# [Description of the task]
Which lines hold the word "this"? Copy each of them from the material.

[Source code of charts]
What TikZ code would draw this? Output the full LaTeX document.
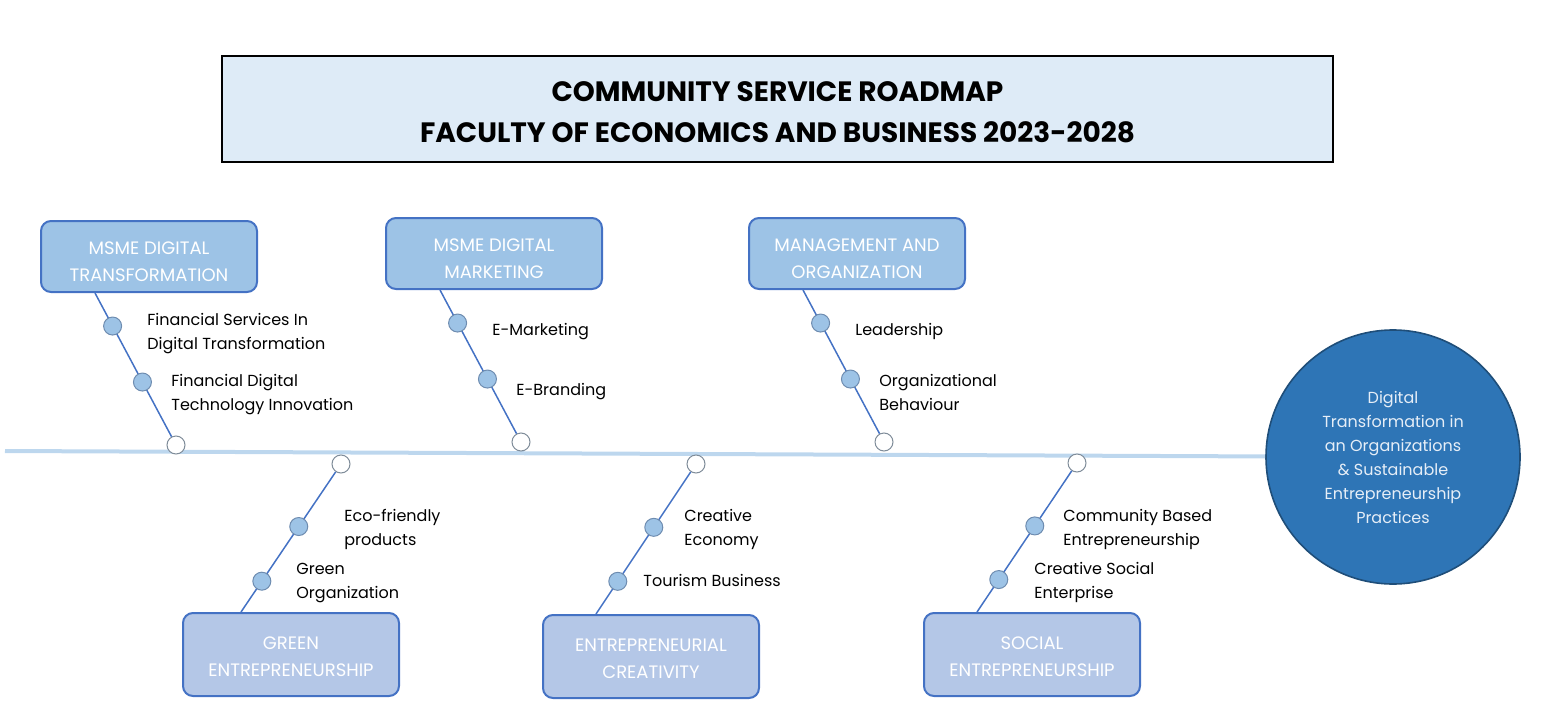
\documentclass[tikz,border=0pt]{standalone}
\usepackage{fontspec}
\setmainfont{Poppins}
\usetikzlibrary{positioning}
\definecolor{titlefill}{HTML}{DEEBF7}
\definecolor{spinecol}{HTML}{BDD7EE}
\definecolor{topfill}{HTML}{9DC3E6}
\definecolor{botfill}{HTML}{B4C7E7}
\definecolor{boxline}{HTML}{4472C4}
\definecolor{dotline}{HTML}{6E8CB0}
\definecolor{endline}{HTML}{7F8C99}
\definecolor{goalfill}{HTML}{2E75B6}
\definecolor{goalline}{HTML}{1F4E79}
\definecolor{goaltext}{HTML}{E6EEF7}
\begin{document}
\begin{tikzpicture}[x=0.5pt, y=-0.5pt,
	topic/.style={draw=boxline, line width=1pt, rounded corners=5pt,
		minimum width=108pt},
	cap/.style={yshift=#1, align=center, text=white, inner sep=0pt,
		font=\fontsize{9}{13.5}\selectfont},
	note/.style={anchor=west, align=left, inner sep=0pt,
		font=\fontsize{8}{12}\selectfont},
	twig/.style={color=boxline, line width=0.75pt},
	dot/.style={circle, draw=dotline, line width=0.5pt, fill=topfill,
		minimum size=9pt, inner sep=0pt},
	tip/.style={circle, draw=endline, line width=0.5pt, fill=white,
		minimum size=9pt, inner sep=0pt}]

	\useasboundingbox (0, 0) rectangle (1542, 728);

	% title
	\node[draw, line width=0.8pt, fill=titlefill, minimum width=555.5pt,
		minimum height=53pt, inner sep=0pt] (title) at (777.5, 109) {};
	\node[align=center, font=\fontsize{14}{20.5}\selectfont\bfseries]
		(heading) at (777.5, 112)
		{COMMUNITY SERVICE ROADMAP\\FACULTY OF ECONOMICS AND BUSINESS 2023-2028};

	% spine and goal
	\node[circle, draw=goalline, line width=0.8pt, fill=goalfill,
		minimum size=127pt, inner sep=0pt, align=center, text=goaltext,
		font=\fontsize{8}{12}\selectfont]
		(goal) at (1393, 457)
		{Digital\\Transformation in\\an Organizations\\\& Sustainable\\Entrepreneurship\\Practices};
	\coordinate (s0) at (5, 451);
	\draw[color=spinecol, line width=2pt] (s0) -- (goal);

	\node[tip] (e1) at (176, 445) {};
	\node[tip] (e2) at (521, 442) {};
	\node[tip] (e3) at (884, 442) {};
	\node[tip] (e4) at (341, 464) {};
	\node[tip] (e5) at (696, 464) {};
	\node[tip] (e6) at (1077, 463) {};

	% cause boxes
	\node[topic, fill=topfill, minimum height=35.5pt,
		label={[cap=-2.5pt]center:MSME DIGITAL\\TRANSFORMATION}] (b1) at (149, 256.5) {};
	\node[topic, fill=topfill, minimum height=35.5pt,
		label={[cap=-2.5pt]center:MSME DIGITAL\\MARKETING}] (b2) at (494, 253.5) {};
	\node[topic, fill=topfill, minimum height=35.5pt,
		label={[cap=-2.5pt]center:MANAGEMENT AND\\ORGANIZATION}] (b3) at (857, 253.5) {};
	\node[topic, fill=botfill, minimum height=41.5pt,
		label={[cap=-1pt]center:GREEN\\ENTREPRENEURSHIP}] (b4) at (291, 654.5) {};
	\node[topic, fill=botfill, minimum height=41.5pt,
		label={[cap=-1pt]center:ENTREPRENEURIAL\\CREATIVITY}] (b5) at (651, 656.5) {};
	\node[topic, fill=botfill, minimum height=41.5pt,
		label={[cap=-1pt]center:SOCIAL\\ENTREPRENEURSHIP}] (b6) at (1032, 654.5) {};

	\coordinate (t1) at ([xshift=27.5pt]b1.south west);
	\coordinate (t2) at ([xshift=27.5pt]b2.south west);
	\coordinate (t3) at ([xshift=27.5pt]b3.south west);
	\coordinate (t4) at ([xshift=29.5pt]b4.north west);
	\coordinate (t5) at ([xshift=27pt]b5.north west);
	\coordinate (t6) at ([xshift=27pt]b6.north west);

	% branches
	\draw[twig] (t1) -- (e1) node[dot, pos=0.23] (d11) {} node[dot, pos=0.62] (d12) {};
	\draw[twig] (t2) -- (e2) node[dot, pos=0.23] (d21) {} node[dot, pos=0.62] (d22) {};
	\draw[twig] (t3) -- (e3) node[dot, pos=0.23] (d31) {} node[dot, pos=0.62] (d32) {};
	\draw[twig] (e4) -- (t4) node[dot, pos=0.39] (d41) {} node[dot, pos=0.78] (d42) {};
	\draw[twig] (e5) -- (t5) node[dot, pos=0.39] (d51) {} node[dot, pos=0.77] (d52) {};
	\draw[twig] (e6) -- (t6) node[dot, pos=0.39] (d61) {} node[dot, pos=0.77] (d62) {};

	% labels
	\node[note] (l11) at (147, 334) {Financial Services In\\Digital Transformation};
	\node[note] (l12) at (171, 395) {Financial Digital\\Technology Innovation};
	\node[note] (l21) at (492, 332) {E-Marketing};
	\node[note] (l22) at (516, 392) {E-Branding};
	\node[note] (l31) at (855, 331) {Leadership};
	\node[note] (l32) at (879, 392) {Organizational\\Behaviour};
	\node[note] (l41) at (344, 529) {Eco-friendly\\products};
	\node[note] (l42) at (296, 583) {Green\\Organization};
	\node[note] (l51) at (684, 529) {Creative\\Economy};
	\node[note] (l52) at (643, 580) {Tourism Business};
	\node[note] (l61) at (1063, 529) {Community Based\\Entrepreneurship};
	\node[note] (l62) at (1034, 582) {Creative Social\\Enterprise};
\end{tikzpicture}
\end{document}
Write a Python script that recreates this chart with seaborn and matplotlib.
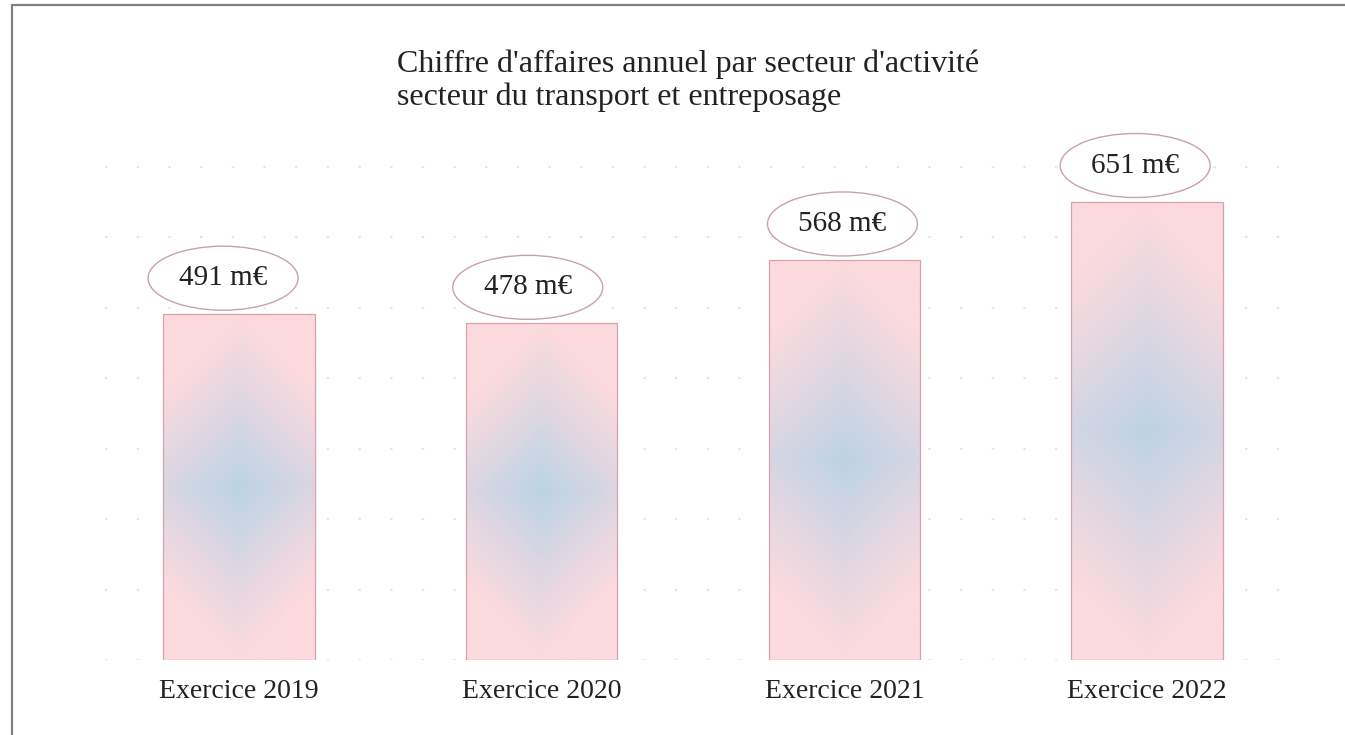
import numpy as np
import pandas as pd
import matplotlib
matplotlib.use("Agg")
import matplotlib.pyplot as plt
from matplotlib.patches import Ellipse
from matplotlib.lines import Line2D
import seaborn as sns

# ---- data ----
categories = ["Exercice 2019", "Exercice 2020", "Exercice 2021", "Exercice 2022"]
values = [491, 478, 568, 651]
labels = ["491 m€", "478 m€", "568 m€", "651 m€"]
title_line1 = "Chiffre d'affaires annuel par secteur d'activité"
title_line2 = "secteur du transport et entreposage"

# label ellipse horizontal offsets (pixels, style only)
ell_dx_px = [-16, -14, -2, -12]

sns.set_theme(style="white")
plt.rcParams['font.family'] = ['Liberation Serif', 'DejaVu Serif']
FS_TICK = 20
FS_LAB = 21
FS_TITLE = 23
TXT = "#222222"

W, H = 1345, 735
fig = plt.figure(figsize=(W / 100, H / 100), dpi=100)
ax_left, ax_right = 105, 1300
ax_bot, ax_top = 660, 130
ax = fig.add_axes([ax_left / W, (H - ax_bot) / H, (ax_right - ax_left) / W, (ax_bot - ax_top) / H])

df = pd.DataFrame({"cat": categories, "val": values})
sns.barplot(data=df, x="cat", y="val", ax=ax, width=0.5, color="white",
            edgecolor="#d6a2b1", linewidth=0.9, zorder=3)

px_per_unit = 493 / 700.0
ymax = (ax_bot - ax_top) / px_per_unit
xlim = (-0.443, 3.505)
px_per_cat = (ax_right - ax_left) / (xlim[1] - xlim[0])

# gradient fill in bars (diamond in pixel space: blue centre, pink outside)
center_c = np.array([186, 211, 229]) / 255.0
edge_c = np.array([252, 218, 222]) / 255.0

for p in ax.patches:
    x0, y0 = p.get_x(), p.get_y()
    w, h = p.get_width(), p.get_height()
    wpx, hpx = w * px_per_cat, h * px_per_unit
    nx, ny = int(wpx), int(hpx)
    dx = np.abs(np.linspace(-wpx / 2, wpx / 2, nx))
    dy = np.abs(np.linspace(-hpx / 2, hpx / 2, ny))
    DX, DY = np.meshgrid(dx, dy)
    t = np.clip((DX + DY) / (hpx / 2), 0, 1) ** 0.9
    img = center_c[None, None, :] * (1 - t[..., None]) + edge_c[None, None, :] * t[..., None]
    im = ax.imshow(img, extent=[x0, x0 + w, y0, y0 + h], aspect="auto",
                   origin="lower", zorder=2.5, interpolation="bilinear")
    im.set_clip_path(p)
    p.set_facecolor("none")

# dotted horizontal gridlines
for gy in range(0, 800, 100):
    if gy <= ymax:
        ax.axhline(gy, color="#e6e6e6", lw=1.5, linestyle=(0, (1.2, 14)), zorder=1)

# ellipse labels
ell_w = 150 / px_per_cat
ell_h = 64 / px_per_unit
gap = 4 / px_per_unit
for i, (v, lab) in enumerate(zip(values, labels)):
    cx = i + ell_dx_px[i] / px_per_cat
    cy = v + gap + ell_h / 2
    e = Ellipse((cx, cy), ell_w, ell_h, facecolor="white", edgecolor="#c9a1ae",
                lw=1.0, zorder=4)
    ax.add_patch(e)
    ax.text(cx, cy, lab, ha="center", va="center", fontsize=FS_LAB, color=TXT, zorder=5)

ax.set_xlim(*xlim)
ax.set_ylim(0, ymax)
ax.set_xlabel("")
ax.set_ylabel("")
ax.set_yticks([])
ax.tick_params(axis="x", length=0, pad=14, labelsize=FS_TICK, labelcolor=TXT)
for s in ax.spines.values():
    s.set_visible(False)
ax.set_facecolor("none")

# title
fig.text(397 / W, (H - 72) / H, title_line1, fontsize=FS_TITLE, color=TXT, ha="left", va="baseline")
fig.text(397 / W, (H - 105) / H, title_line2, fontsize=FS_TITLE, color=TXT, ha="left", va="baseline")

# partial frame (left and top edges)
fig.add_artist(Line2D([12 / W, 12 / W], [0, (H - 5) / H], color="#808080", lw=1.6,
                      transform=fig.transFigure))
fig.add_artist(Line2D([12 / W, 1], [(H - 5) / H, (H - 5) / H], color="#808080", lw=1.6,
                      transform=fig.transFigure))

fig.savefig("out.png", dpi=100)
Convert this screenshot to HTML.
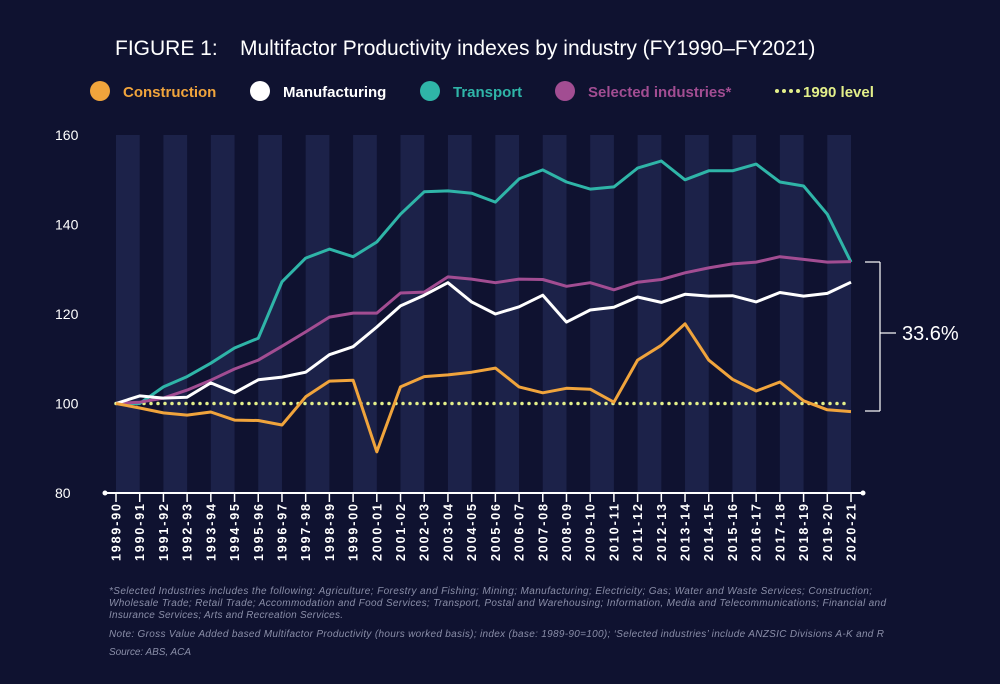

# [Task output]
What TikZ code would draw this? Output the full LaTeX document.
Write a Python script that recreates this chart with seaborn and matplotlib.
Convert this screenshot to HTML.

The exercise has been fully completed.